A few months ago, I received a new jewelry box. The beautiful gift came with a chore - consolidate my smaller jewelry boxes and sort through my jewelry collection. For those who don’t know me, I am a jewelry enthusiast. I own a multitude of earrings, necklaces, and bracelets, and I change them daily to coordinate with my outfits.
Looking at my jewelry was like looking through a time capsule. Of course there were the “regulars” - items I wear currently and are in constant rotation. But, I also re-discovered mementos and keepsakes from my childhood.
I found my first “big girl” watch - the black Timex that my dad purchased for me. No longer did I wear a watch decorated with a character popular with children; this was the kind of watch big girls wear. Along with the watch, came a lesson. My watch was to be worn on my left wrist, even though I was right-handed. It seemed odd to me, until my dad explained I would then be able to write and check the time simultaneously.

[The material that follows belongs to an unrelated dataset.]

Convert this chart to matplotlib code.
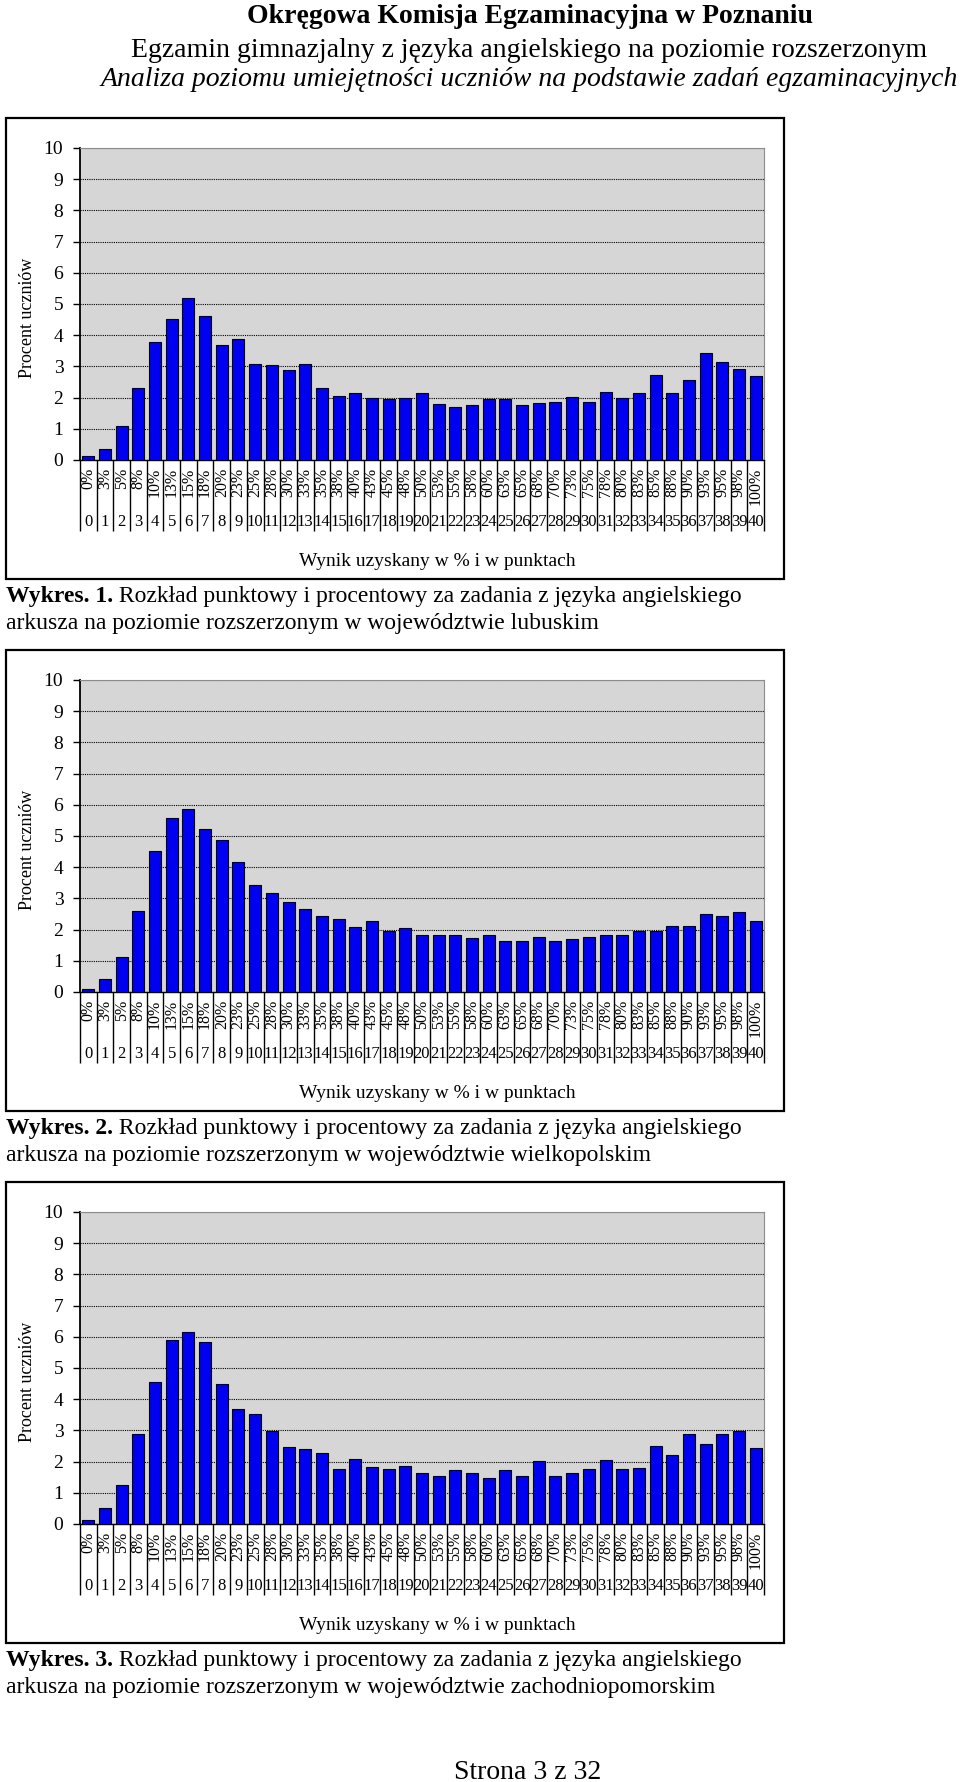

I found my “BF” pendant - the half I wore to declare my best friend status with my sister. Despite our current tumultuous relationship, I still own it, and plan to always.
I found my “Magic Potion” necklaces - purchased back when I was a middle school student. The necklace contains nothing more than colored water, but I always found it more fun to tell people it was a capsule filled with magic potion.
I found the bracelet my dad made for me - my dad, a former telephone man, used red and white wires to create a bracelet. I don’t wear it anymore, but it’s tucked away and brings a smile to my face.
I found the silver bracelet given to me at the conclusion of my second year of teaching - my students’ parents had all contributed to purchase the bracelet for me. It was a thoughtful gift from an exceptional group of students and parents - something that has never been replicated in the nine years since that event.
And I found my cameos. There is a cameo with a blue background that my mom gave to me when I was in elementary school. There are the cameos my grandma gave to me. One is large and has a pin on the back so that it can be worn as a brooch, and it has a hook at the top enabling it to be worn as a pendant. There’s a small one, also, that looks more worn, and I don’t know if my grandma wore it often, or who gave it to her. The cameos are beautiful, but sadly had been hiding away in random jewelry boxes. I think now that they’re more easily accessible in my new jewelry box, I’ll be wearing them more often.
I know jewelry falls into the category of “things.” And they are. But jewelry isn’t like a book, or a pair of shoes, or even a cell phone. Jewelry isn’t easily replaced. Most of my jewelry isn’t mass produced and can’t just be pulled off a shelf.
And all my jewelry has a story behind it; my life’s story.